Thursday, February 12, 2026

I Am Not Your Villain



There are moments in life when silence feels like surrender.

And there are moments when silence becomes self-erasure.

This is not the first kind.

I have been called abusive.

My mother has been called an enabler of that abuse.

And I need to say something plainly.

I am not an abusive mother.

Abuse is not the same as honesty.
Abuse is not the same as leaving a painful marriage.
Abuse is not the same as speaking truth to an adult daughter about lived experience.

I did not terrorize my children.
I did not manipulate their reality.
I did not isolate them from their father.
I did not use fear or guilt to control them.

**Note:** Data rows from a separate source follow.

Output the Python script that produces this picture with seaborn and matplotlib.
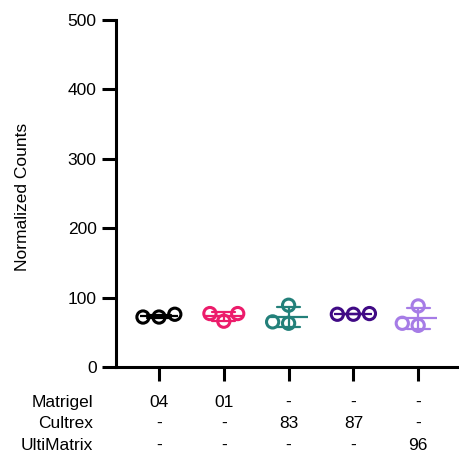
"""
Normalized counts per basement-membrane lot: points, mean and SD.
"""

import numpy as np
import pandas as pd
import matplotlib
matplotlib.use("Agg")
import matplotlib.pyplot as plt
import matplotlib.transforms as mtransforms
import seaborn as sns

# Groups (one per lot) and their replicate values
GROUPS = ["Matrigel 04", "Matrigel 01", "Cultrex 83", "Cultrex 87", "UltiMatrix 96"]
MATRIGEL_04 = [72, 76, 72]
MATRIGEL_01 = [66, 77, 77]
CULTREX_83 = [89, 63, 65]
CULTREX_87 = [76, 77, 76]
ULTIMATRIX_96 = [88, 60, 63]
COLORS = ["#000000", "#EC1C6B", "#23807A", "#400A85", "#A67CE6"]

# Table rows under the x axis
ROW_LABELS = ["Matrigel", "Cultrex", "UltiMatrix"]
ROW_MATRIGEL = ["04", "01", "-", "-", "-"]
ROW_CULTREX = ["-", "-", "83", "87", "-"]
ROW_ULTIMATRIX = ["-", "-", "-", "-", "96"]

Y_TICKS = [0, 100, 200, 300, 400, 500]

values = [MATRIGEL_04, MATRIGEL_01, CULTREX_83, CULTREX_87, ULTIMATRIX_96]
df = pd.DataFrame({
    "group": np.repeat(GROUPS, [len(v) for v in values]),
    "counts": np.concatenate(values),
})

sns.set_style("ticks")
plt.rcParams["font.family"] = ["Liberation Sans", "DejaVu Sans"]
plt.rcParams["font.size"] = 12.5
plt.rcParams["text.color"] = "black"
plt.rcParams["axes.labelcolor"] = "black"
plt.rcParams["axes.edgecolor"] = "black"
plt.rcParams["xtick.color"] = "black"
plt.rcParams["ytick.color"] = "black"

fig = plt.figure(figsize=(4.59, 4.61), dpi=100)
ax = fig.add_axes([116 / 459, 94 / 461, 343 / 459, 347 / 461])

palette = dict(zip(GROUPS, COLORS))
sns.swarmplot(data=df, x="group", y="counts", hue="group", palette=palette,
              order=GROUPS, size=8.8, legend=False, ax=ax)
# hollow circles
for coll in ax.collections:
    fc = coll.get_facecolors()
    coll.set_edgecolors(fc)
    coll.set_facecolors("none")
    coll.set_linewidths(2.2)
    coll.set_zorder(3)

sns.pointplot(data=df, x="group", y="counts", hue="group", palette=palette,
              order=GROUPS, errorbar="sd", capsize=0.36, marker="_",
              markersize=28, markeredgewidth=1.6, linestyle="none",
              err_kws={"linewidth": 1.6}, legend=False, ax=ax)

ax.set_xlim(-0.664, 4.63)
ax.set_ylim(0, 500)
ax.set_yticks(Y_TICKS)
ax.set_xlabel("")
ax.set_xticklabels([])
ax.set_ylabel("Normalized Counts", fontsize=12.5)
ax.yaxis.set_label_coords(-0.25, 0.49)
sns.despine(ax=ax)
for side in ["left", "bottom"]:
    ax.spines[side].set_linewidth(2.2)
    ax.spines[side].set_color("black")
ax.tick_params(axis="both", width=2.2, length=10, labelsize=12.5, pad=4,
               color="black", labelcolor="black")

trans = mtransforms.blended_transform_factory(ax.transData, ax.transAxes)
rows = [ROW_MATRIGEL, ROW_CULTREX, ROW_ULTIMATRIX]
row_y = [-0.101, -0.163, -0.225]
for label, row, y in zip(ROW_LABELS, rows, row_y):
    ax.text(-0.067, y, label, transform=ax.transAxes, ha="right", va="center",
            fontsize=12.5, color="black")
    for i, val in enumerate(row):
        ax.text(i, y, val, transform=trans, ha="center", va="center",
                fontsize=12.5, color="black")

fig.savefig("out.png", dpi=100)
plt.close(fig)
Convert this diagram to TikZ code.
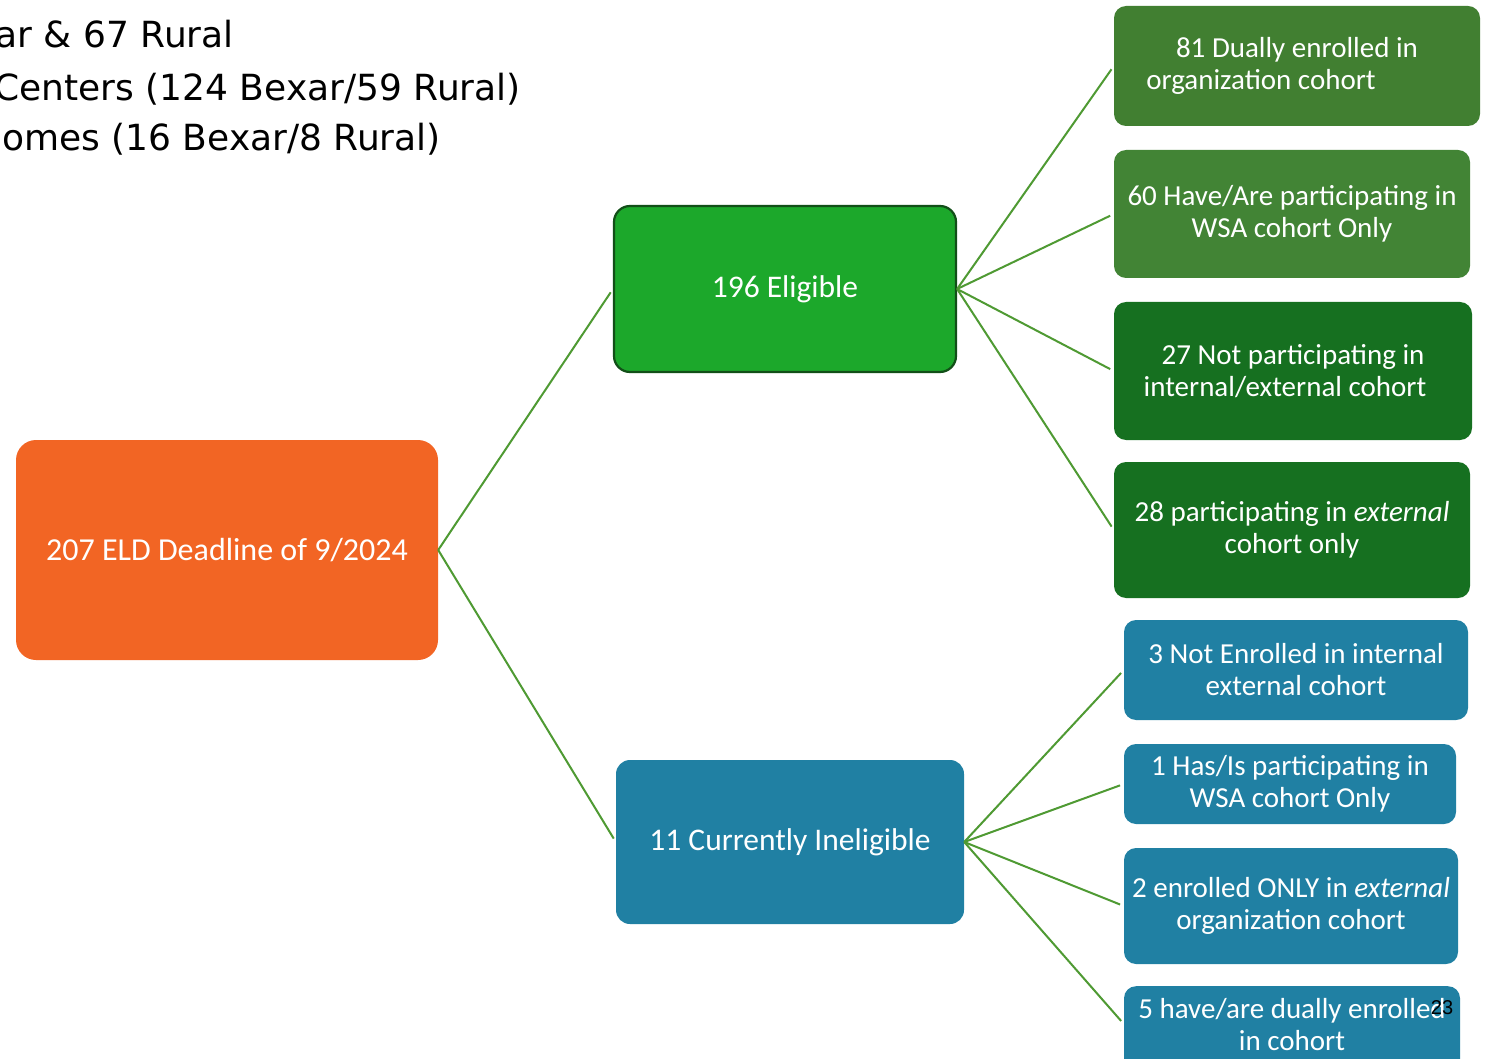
\documentclass[tikz,border=0pt]{standalone}
\usepackage{fontspec}
\setmainfont{Carlito}
\newfontfamily\headfont{DejaVu Sans}
\newfontfamily\numfont{Liberation Sans}
\definecolor{rootorange}{HTML}{F26524}
\definecolor{eligreen}{HTML}{1CA82B}
\definecolor{eliborder}{HTML}{124F18}
\definecolor{midgreen}{HTML}{417F31}
\definecolor{midgreenb}{HTML}{428435}
\definecolor{darkgreen}{HTML}{167020}
\definecolor{tealblue}{HTML}{2080A3}
\definecolor{linkgreen}{HTML}{4F9A33}
\tikzset{
  box/.style={rounded corners=12pt, inner sep=0pt, text=white, align=center,
    font=\fontsize{29}{32}\selectfont},
  bigbox/.style={box, font=\fontsize{31.5}{34}\selectfont},
  link/.style={draw=linkgreen, line width=2pt, shorten >=4pt},
  headline/.style={anchor=base east, inner sep=0pt, text=black,
    font=\headfont\fontsize{36}{40}\selectfont}
}
\begin{document}
\begin{tikzpicture}[x=1pt, y=-1pt]
  \fill[white] (0,0) rectangle (1486,1059);
  \useasboundingbox (0,0) rectangle (1486,1059);
  \clip (0,0) rectangle (1486,1059);

  % heading lines at the top left
  \node[headline] (h1) at (234,48) {ar \& 67 Rural};
  \node[headline] (h2) at (521,101) {Centers (124 Bexar/59 Rural)};
  \node[headline] (h3) at (441,151) {omes (16 Bexar/8 Rural)};

  % root and second level
  \node[bigbox, fill=rootorange, rounded corners=20pt, minimum width=422pt, minimum height=220pt,
    font=\fontsize{32}{34}\selectfont]
    (root) at (227,550) {207 ELD Deadline of 9/2024};
  \node[bigbox, fill=eligreen, draw=eliborder, line width=2.2pt, rounded corners=16pt,
    minimum width=342pt, minimum height=166pt]
    (elig) at (785,289) {196 Eligible};
  \node[bigbox, fill=tealblue, rounded corners=14pt, minimum width=348pt, minimum height=164pt]
    (inel) at (790,842) {11 Currently Ineligible};

  % eligible branches
  \node[box, fill=midgreen, minimum width=366pt, minimum height=120pt]
    (e1) at (1297,66) {81 Dually enrolled in\\organization cohort\hspace*{72pt}};
  \node[box, fill=midgreenb, minimum width=356pt, minimum height=128pt]
    (e2) at (1292,214) {60 Have/Are participating in\\WSA cohort Only};
  \node[box, fill=darkgreen, minimum width=358pt, minimum height=138pt]
    (e3) at (1293,371) {27 Not participating in\\internal/external cohort\hspace*{16pt}};
  \node[box, fill=darkgreen, minimum width=356pt, minimum height=136pt]
    (e4) at (1292,530) {28 participating in \textit{external}\\cohort only};

  % ineligible branches
  \node[box, fill=tealblue, minimum width=344pt, minimum height=100pt]
    (i1) at (1296,670) {3 Not Enrolled in internal\\external cohort};
  \node[box, fill=tealblue, minimum width=332pt, minimum height=80pt]
    (i2) at (1290,784) {1 Has/Is participating in\\WSA cohort Only};
  \node[box, fill=tealblue, minimum width=334pt, minimum height=116pt]
    (i3) at (1291,906) {2 enrolled ONLY in \textit{external}\\organization cohort};
  \node[box, fill=tealblue, minimum width=336pt, minimum height=150pt, anchor=north]
    (i4) at (1292,986) {};
  \node[box, anchor=base] (i4t) at (1292,1050) {5 have/are dually enrolled\\in cohort};

  % page number
  \node[anchor=base, inner sep=0pt, font=\numfont\fontsize{20}{22}\selectfont] (pg) at (1442,1014) {23};

  % connectors
  \draw[link] (root.east) -- (elig.west);
  \draw[link] (root.east) -- (inel.west);
  \foreach \t in {e1,e2,e3,e4} \draw[link] (elig.east) -- (\t.west);
  \draw[link] (inel.east) -- (i1.west);
  \draw[link] (inel.east) -- (i2.west);
  \draw[link] (inel.east) -- (i3.west);
  \draw[link] (inel.east) -- (i4.west |- 0,1024);
\end{tikzpicture}
\end{document}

I raised them in conversation.
I raised them in presence.
I raised them in love.

If sharing my story when my daughter was already a young adult is now called “trauma dumping,” then words have been stretched beyond their meaning.

I never asked her to carry me.
I never asked her to fix me.
I never asked her to choose sides.

If any part of what I shared felt heavy, I would be willing to hear that. I would be willing to own unintended impact. That is what emotionally responsible adults do.

But impact is not the same as intent.
And heaviness is not the same as abuse.

There is also a difference between supporting someone you love and enabling harm. My mother stood by her daughter. That is not a crime. That is not complicity in cruelty.

It is loyalty.

I left a marriage that hurt me.

That decision does not make me a villain.

It does not erase the years I stayed.
It does not erase the nights I carried my children through sickness and fear.
It does not erase the foundation I helped build in their lives.

Being called “dead” does not make me dead.

Being called “abusive” does not make me abusive.

Labels do not rewrite history.

Yes, I am hurting.

Yes, I am grieving.

But I will not collapse into a false identity because it is easier for others to hold.

I am not perfect.

But I am not cruel.

I am not violent.

I am not the monster in this story.

I am a mother whose life is being interpreted through a different lens right now.

And interpretation is not the same thing as truth.